Tactile animation makes it easier to design rich haptic sensations
Immersive media experiences that engage an audience's sense of touch are easier to create with the help of a new haptic design process, called tactile animation, developed by Disney Research.
The new process is akin to animation software, allowing the designer to focus on how a haptic effect will unfold over space and time rather than having to concentrate on individually controlling each actuator to create tactile feedback.
"A visual animator who may not be experienced with haptic effects but already knows how to use time and space to portray motion can use our tools to create rich haptic sensations that enhance a movie, game, or other entertainment," said Ali Israr, a senior research engineer at Disney Research.
Israr, along with Oliver S. Schneider and Karon E. MacLean of the University of British Columbia, developed what they call a "tactile animation object" - an abstract representation of a haptic sensation that can be used to design the haptic effect - and implemented it in Mango, an tactile animation tool and pipeline.
They will present their work at UIST, the ACM Symposium on User Interface Software and Technology, Nov. 8-11 in Charlotte, NC.
"Experts in haptic effects can create an amazing variety of sensations using arrays of actuators that vibrate a person's skin," said Jessica Hodgins, vice president of research at Disney Research. "We believe these effects can be even more compelling if designers can worry less about the mechanics of the effects and think more about the overall experience."
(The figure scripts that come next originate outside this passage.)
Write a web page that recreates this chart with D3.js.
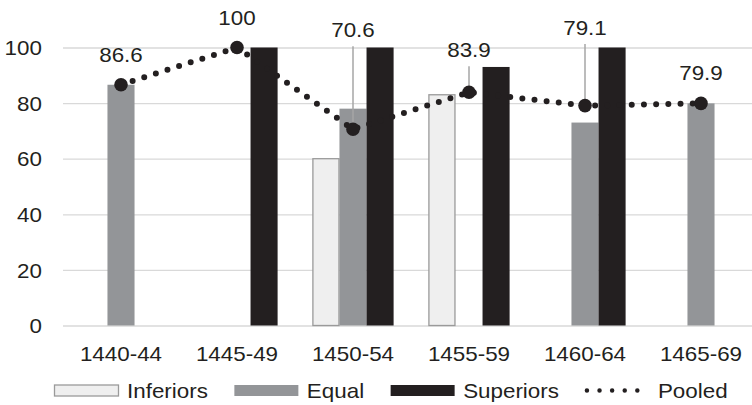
<!DOCTYPE html>
<html>
<head>
<meta charset="utf-8">
<script src="https://cdn.jsdelivr.net/npm/d3@7"></script>
<style>
  body { margin: 0; background: #fff; }
  text { font-family: "Liberation Sans", Arial, sans-serif; fill: #231f20; }
</style>
</head>
<body>
<svg id="chart" width="752" height="405"></svg>
<script>
// Share of cases by status of the counterpart, per five-year period
const periods   = ["1440-44", "1445-49", "1450-54", "1455-59", "1460-64", "1465-69"];
const inferiors = [null, null, 60, 83, null, null];
const equal     = [86.6, null, 78, null, 73, 79.9];
const superiors = [null, 100, 100, 93, 100, null];
const pooled    = [86.6, 100, 70.6, 83.9, 79.1, 79.9];
const yTicks    = [0, 20, 40, 60, 80, 100];
const seriesNames = ["Inferiors", "Equal", "Superiors"];

const svg = d3.select("#chart");
const FONT = 20, STRETCH = 1.12;
const ink = "#231f20";
const colors = {
  Inferiors: { fill: "#efefef", stroke: "#9a9a9a" },
  Equal: { fill: "#939598", stroke: "none" },
  Superiors: { fill: ink, stroke: "none" }
};

const x = d3.scaleBand().domain(periods).range([63, 759]).paddingInner(0.3).paddingOuter(0.15);
const xs = d3.scaleBand().domain(seriesNames).range([0, x.bandwidth()]);
const y = d3.scaleLinear().domain([0, 100]).range([325.5, 47.5]);

// gridlines + y tick labels
const yAxis = svg.append("g")
  .attr("transform", "translate(63,0)")
  .call(d3.axisLeft(y).tickValues(yTicks).tickSize(-696).tickPadding(0));
yAxis.select(".domain").remove();
yAxis.selectAll(".tick line").attr("stroke", "#d9d9d9").attr("stroke-width", 1.3);
yAxis.selectAll(".tick text")
  .attr("x", -18.8).attr("dy", "0.36em")
  .attr("transform", `scale(${STRETCH},1)`)
  .style("font-size", FONT + "px").style("font-family", null).attr("fill", ink);

// x axis labels
const xAxis = svg.append("g")
  .attr("transform", "translate(0,325.5)")
  .call(d3.axisBottom(x).tickSize(0).tickPadding(21));
xAxis.select(".domain").remove();
xAxis.selectAll(".tick text")
  .attr("transform", `scale(${STRETCH},1)`)
  .style("font-size", FONT + "px").style("font-family", null).attr("fill", ink);

// bars
const seriesData = { Inferiors: inferiors, Equal: equal, Superiors: superiors };
seriesNames.forEach(name => {
  const vals = seriesData[name];
  svg.append("g").selectAll("rect")
    .data(periods.map((p, i) => ({ p, v: vals[i] })).filter(d => d.v != null))
    .join("rect")
    .attr("x", d => x(d.p) + xs(name) + (name === "Inferiors" ? 0.5 : 0))
    .attr("width", xs.bandwidth() - (name === "Inferiors" ? 1 : 0))
    .attr("y", d => y(d.v))
    .attr("height", d => y(0) - y(d.v))
    .attr("fill", colors[name].fill)
    .attr("stroke", colors[name].stroke)
    .attr("stroke-width", 1.3);
});

// pooled line
const pts = periods.map((p, i) => ({ p, v: pooled[i] }));
const cx = d => x(d.p) + x.bandwidth() / 2;
svg.append("path")
  .datum(pts)
  .attr("d", d3.line().x(cx).y(d => y(d.v)))
  .attr("fill", "none").attr("stroke", ink)
  .attr("stroke-width", 6).attr("stroke-linecap", "round")
  .attr("stroke-dasharray", "0 12.2");

// data labels: some are lifted clear of the bars with a leader line
const labelLift = { "1450-54": 92, "1455-59": 35, "1460-64": 70.6 };
const labels = svg.append("g");
pts.forEach(d => {
  const px = cx(d), py = y(d.v);
  const lift = labelLift[d.p];
  const base = lift ? py - lift : py - 23;
  if (lift) {
    labels.append("line")
      .attr("x1", px).attr("x2", px)
      .attr("y1", base + 9).attr("y2", py)
      .attr("stroke", "#a6a6a6").attr("stroke-width", 1.5);
  }
  labels.append("text")
    .attr("transform", `translate(${px},${base}) scale(${STRETCH},1)`)
    .attr("text-anchor", "middle")
    .style("font-size", FONT + "px")
    .text(d3.format(".1f")(d.v).replace(/\.0$/, ""));
});

svg.append("g").selectAll("circle")
  .data(pts).join("circle")
  .attr("cx", cx).attr("cy", d => y(d.v))
  .attr("r", 6.8).attr("fill", ink);

// legend
const legend = svg.append("g");
let lx = 54;
const ly = 390.5;
[...seriesNames, "Pooled"].forEach(name => {
  if (name === "Pooled") {
    legend.append("line")
      .attr("x1", lx + 2).attr("x2", lx + 65).attr("y1", ly).attr("y2", ly)
      .attr("stroke", ink).attr("stroke-width", 4.5).attr("stroke-linecap", "round")
      .attr("stroke-dasharray", "0 12.6");
  } else {
    legend.append("rect")
      .attr("x", lx + 0.5).attr("y", ly - 5.5).attr("width", 64).attr("height", 11)
      .attr("fill", colors[name].fill).attr("stroke", colors[name].stroke).attr("stroke-width", 1.3);
  }
  const t = legend.append("text")
    .attr("transform", `translate(${lx + 73},${ly + 7.5}) scale(${STRETCH},1)`)
    .style("font-size", FONT + "px")
    .text(name);
  lx += 73 + t.node().getComputedTextLength() * STRETCH + 26;
});
</script>
</body>
</html>
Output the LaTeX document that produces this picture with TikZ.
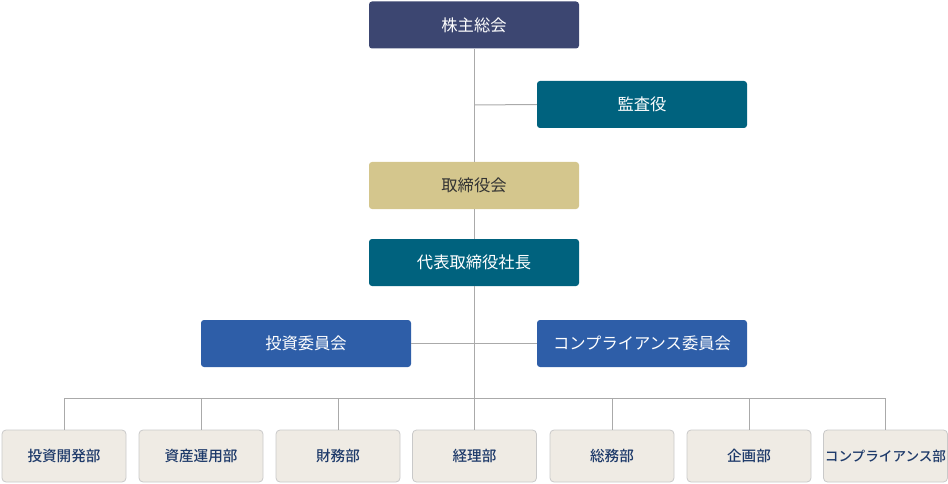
\documentclass[tikz,border=0pt]{standalone}
\usepackage{fontspec}
\newfontfamily\jp{Noto Sans CJK JP}
\newfontfamily\jpb{Noto Sans CJK JP Medium}
\definecolor{navy}{HTML}{3C4671}
\definecolor{teal}{HTML}{00627E}
\definecolor{gold}{HTML}{D4C68D}
\definecolor{royal}{HTML}{2E5EA8}
\definecolor{beige}{HTML}{EFEBE4}
\definecolor{bord}{HTML}{C9C9C9}
\definecolor{lin}{HTML}{AAAAAA}
\definecolor{dtext}{HTML}{1E3A6A}
\begin{document}
\begin{tikzpicture}[x=1pt,y=-1pt,
  top/.style={minimum width=210pt,minimum height=47pt,rounded corners=3pt,inner sep=0pt,text=white,font=\jp\fontsize{16.3}{16}\selectfont},
  dept/.style={minimum width=124pt,minimum height=52pt,rounded corners=4pt,inner sep=0pt,fill=beige,draw=bord,line width=0.8pt,text=dtext,font=\jpb\fontsize{14.6}{14}\selectfont},
  conn/.style={draw=lin,line width=1pt}]
\useasboundingbox (0,0) rectangle (948,484);
\node[top,fill=navy] (gm) at (474,25) {株主総会};
\node[top,fill=teal] (aud) at (642,104.5) {監査役};
\node[top,fill=gold,text=black!80] (bod) at (474,185.5) {取締役会};
\node[top,fill=teal] (ceo) at (474,262.5) {代表取締役社長};
\node[top,fill=royal] (inv) at (306,343.5) {投資委員会};
\node[top,fill=royal] (comp) at (642,343.5) {コンプライアンス委員会};
\node[dept] (d1) at (64,456) {投資開発部};
\node[dept] (d2) at (201,456) {資産運用部};
\node[dept] (d3) at (338,456) {財務部};
\node[dept] (d4) at (474.5,456) {経理部};
\node[dept] (d5) at (612,456) {総務部};
\node[dept] (d6) at (749,456) {企画部};
\node[dept,font=\jpb\fontsize{13.6}{13}\selectfont] (d7) at (885.5,456) {コンプライアンス部};
\coordinate (busL) at (64,398);
\coordinate (busR) at (885.5,398);
\coordinate (jA) at (474,105);
\coordinate (jC) at (474,398);
\draw[conn] (gm.south) -- (bod.north);
\draw[conn] (jA) -- (aud.west);
\draw[conn] (bod.south) -- (ceo.north);
\draw[conn] (ceo.south) -- (jC);
\draw[conn] (inv.east) -- (comp.west);
\draw[conn] (busL) -- (busR);
\foreach \d in {d1,d2,d3,d5,d6,d7} \draw[conn] (\d.north) -- (\d.north |- busL);
\draw[conn] (jC) -- (jC |- d4.north);
\end{tikzpicture}
\end{document}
Though these vibrotactile arrays include a number of separate actuators, they can create what feels like a continuous sensation, thanks to a perceptual trick that can generate phantom sensations between actuators. But effects designers now must control each actuator individually and tediously create the effects frame by frame.
The tactile animation object, by contrast, can be used to control the haptic effect and iteratively explore how changing various parameters can enhance the effect without having to worry about the underlying actuator arrangements. This method applies to a variety of actuator array layouts and to arrays with different numbers of actuators.
With the Mango tool, users manipulate the tactile animation object with a visual interface. User can move the object freely in space in real-time, change the intensity or duration of the sensation, or create a patch for the sensation, among other parameters.
"It felt very much like an animation tool," said one veteran animator with little experience with haptics who was one of six media professionals who evaluated Mango as part of the study.
The research team interviewed industry experts when they began developing the tool. This exercise resulted in a set of industry requirements that guided development, such as using an animation window to draw and control tactile animation objects, providing path tools for defining and storing motion paths of objects, and employing haptic rendering schemes to compute the output waveforms for each actuator.
Israr said tactile animation promises to have applications beyond the vibrotactile arrays used in back-based pads, which were used in this study. It also could be used with arrays in gloves, with 3-D animations such as vests or jackets that wrap around the body, or non-vibrotactile devices, such as ultrasound-based mid-air displays or height displays such as a grid of pins.